An ability to remain poised, disciplined, and committed to a gameplan even under adversity is certainly one of the most important traits in setting the elites apart from all the rest. Indeed, it may be THE most important trait. So who were some outstanding fighters who fell short of the elite class because they lost concentration mid-fight or came unraveled or lost composure under difficult circumstances. Before he was an elite trainer, Robert Garcia was a very, very good fighter, but his tendancy to get rattled by cuts and constant pressure cost him three defeats, all in fights he was winning hands down before getting stopped. Zab Judah springs to mind, as well as Julio Diaz, who was in a position to win his biggest fight against Jose Luis Castillo if he'd kept his cool after getting slice up. Jhonny Gonzalez could box like a Mexican reincarnation of Harold Johnson in the early rounds of a fight and then come unstuck without warning and walk into a fatal, fight changing punch. It happened against Nishioka, Penalosa, and Vasquez. Wladimir would have been the poster child in this category back when he was a post-Sanders basket case. But after being resurrected by Steward he improved considerably in this area. Any others?
What about Prince Hamed? Never recovered from that ONE loss. Andrew Golota springs to mind during his first fight with Riddick Bowe. He was boxing the **** outta him and coulda won, but all of a sudden he screws himself with the illegal blows.
Jerry Quarry was one who lacked confidence and got rattled readily. Once he got tagged, he dropped his game plan and would get beaten.
The Korean fella who got stopped by Limon and Navarette was World class but folded under pressure. Alfonso Lopez cpukd unravel under pressure despite world class skilks and world class victories (Oguma for one) Pressure was the downfall for Cotto against Margarito and Pacquiao. Clotteys forward movement made Cotto ragged even though his punch output was poor.
Golota might be king in this category. Quarry is a great answer too. He seemed to phase out mentally in the first Frazier fight around round three when its clear his blitz strategy wasn't working. If he'd kept a cool head and focused on tightening up his defense, locking Frazier up in clinches up close, and getting his shots going in two and three punch combinations at long range, he could have feasibly won.
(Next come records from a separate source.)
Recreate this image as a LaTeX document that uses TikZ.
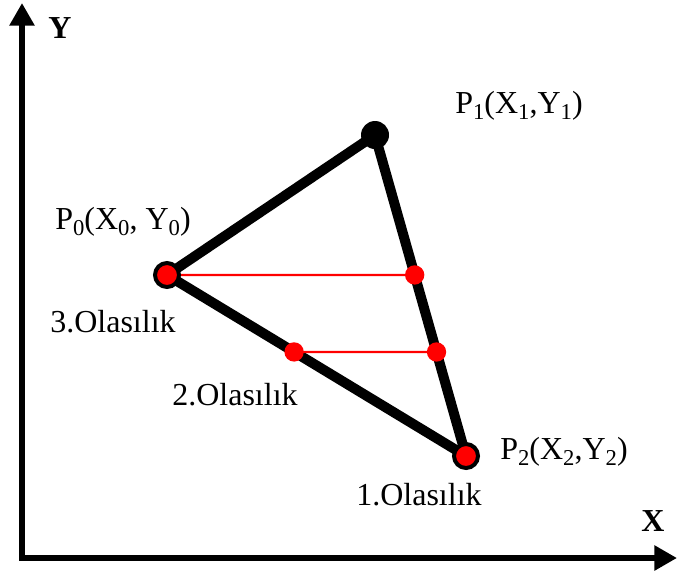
\documentclass[tikz,border=0pt]{standalone}
\usepackage{fontspec}
\setmainfont{Liberation Serif}
\usetikzlibrary{arrows.meta,calc}

\newcommand{\lowi}[1]{\raisebox{-0.4ex}{\fontsize{17}{17}\selectfont #1}}

\tikzset{
  axis/.style={line width=4.8pt,-{Triangle[length=17pt,width=18pt]}},
  side/.style={line width=7.5pt},
  ray/.style={red,line width=1.6pt},
  endpt/.style={circle,draw=black,line width=3pt,fill=red,inner sep=0pt,minimum size=18pt},
  toppt/.style={circle,fill=black,inner sep=0pt,minimum size=21pt},
  reddot/.style={circle,fill=red,inner sep=0pt,minimum size=14.5pt},
  lbl/.style={font=\fontsize{24}{28}\selectfont,inner sep=0pt},
  axlbl/.style={font=\bfseries\fontsize{24}{28}\selectfont,inner sep=0pt}
}

\begin{document}
\begin{tikzpicture}[x=0.75pt,y=-0.75pt]
\useasboundingbox (0,0) rectangle (677,579);

%%%%%%%%%%%%%%%%%%%%%%%%
% axes
%%%%%%%%%%%%%%%%%%%%%%%%

\coordinate(O) at (22,558);
\coordinate(Ytip) at (22,3);
\coordinate(Xtip) at (677,558);

\draw[axis] ($(O)+(0,2.5)$) -- (Ytip);
\draw[axis] ($(O)+(-2.5,0)$) -- (Xtip);

\node[axlbl](Y) at (60,28) {Y};
\node[axlbl](X) at (653,521) {X};

%%%%%%%%%%%%%%%%%%%%%%%%
% triangle
%%%%%%%%%%%%%%%%%%%%%%%%

\coordinate(P0) at (167,275);
\coordinate(P1) at (375,135);
\coordinate(P2) at (466,456);

\coordinate(A) at ($(P1)!0.436!(P2)$);
\coordinate(B) at ($(P0)!0.425!(P2)$);
\coordinate(C) at ($(P1)!0.676!(P2)$);

\draw[side] (P0) -- (P1);
\draw[side] (P1) -- (P2);
\draw[side] (P2) -- (P0);

\draw[ray] (P0) -- (A);
\draw[ray] (B) -- (C);

\node[endpt](p0) at (P0) {};
\node[toppt](p1) at (P1) {};
\node[endpt](p2) at (P2) {};
\node[reddot](a) at (A) {};
\node[reddot](b) at (B) {};
\node[reddot](c) at (C) {};

%%%%%%%%%%%%%%%%%%%%%%%%
% labels
%%%%%%%%%%%%%%%%%%%%%%%%

\node[lbl](L1) at (519,106) {P\lowi{1}(X\lowi{1},Y\lowi{1})};
\node[lbl](L0) at (123,222) {P\lowi{0}(X\lowi{0}, Y\lowi{0})};
\node[lbl](L2) at (564,452) {P\lowi{2}(X\lowi{2},Y\lowi{2})};

\node[lbl](o3) at (113,322) {3.Olasılık};
\node[lbl](o2) at (235,395) {2.Olasılık};
\node[lbl](o1) at (419,495) {1.Olasılık};

\end{tikzpicture}
\end{document}
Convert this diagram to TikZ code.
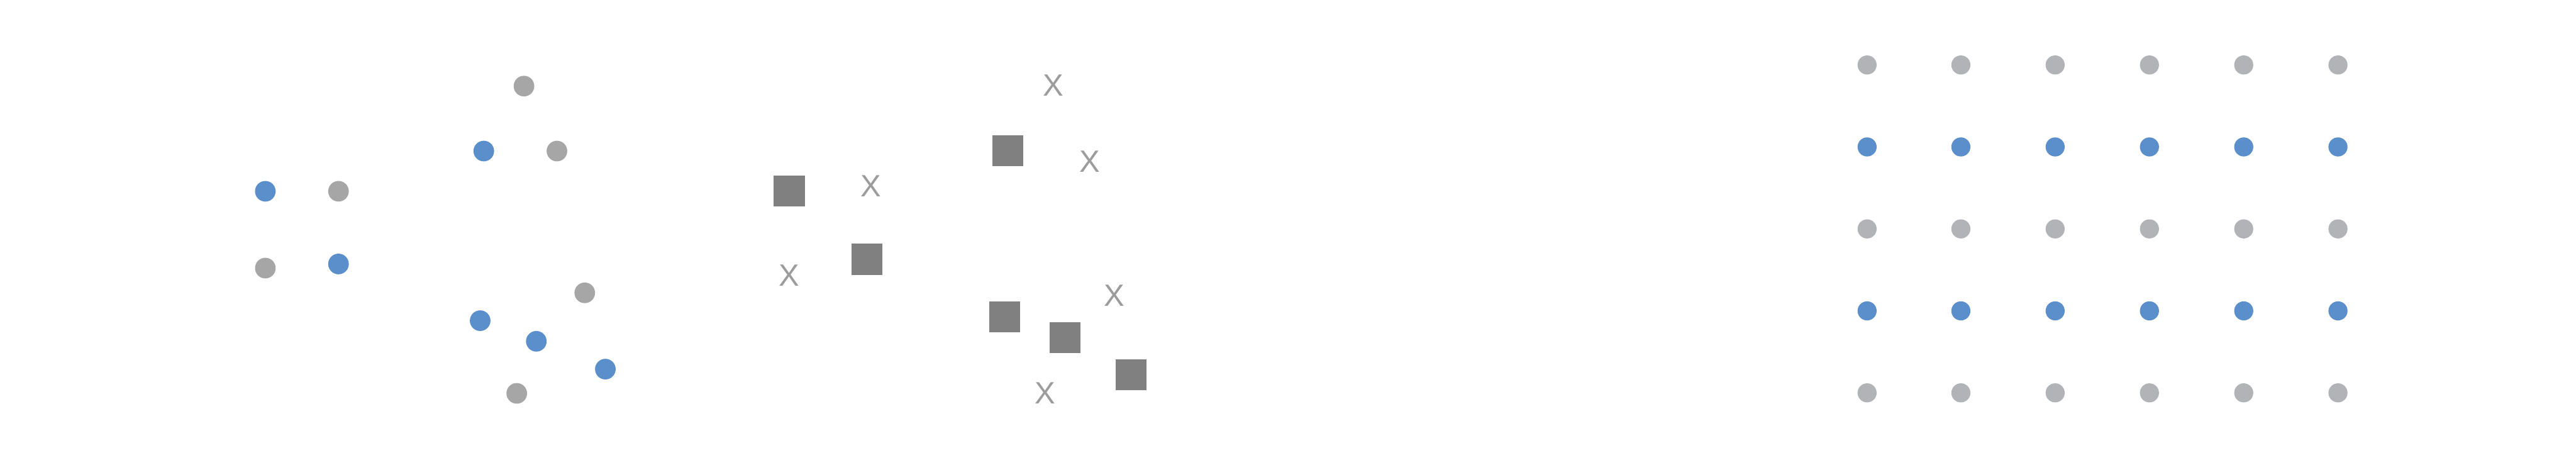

I agree with Golota. I've heard that he was unbeatable in the gym and looked amazing. But when it actually mattered his nerves always got the better of him
Tommy Hearns. He was being tested by feather punching Harold Weston and was lucky Weston had to quit due to a damaged eye. He couldn't handle Leonard, Hagler or Barkley when he was hurt. With his height and reach advantage, if he had kept his head and boxed smarter, he may have been able to win all of those fights.
A perfect answer is Dempsey .. when ht he saw red and slugged away, a strategy that would have spelled murder against the best of the best, some of who he had skills to defeat if he was able to keep a calm head ..
Tyrone Jackson, a junior-lightweight contender who simply froze on the big stage. He was stopped in six by some Korean guy whose name I forget, and then on national TV against Tony Lopez he just stood there for eight rounds while hardly throwing a punch. He was stopped in eight in a performance where you cringed in embarrassment for the guy. I've never seen a choke job quite like that.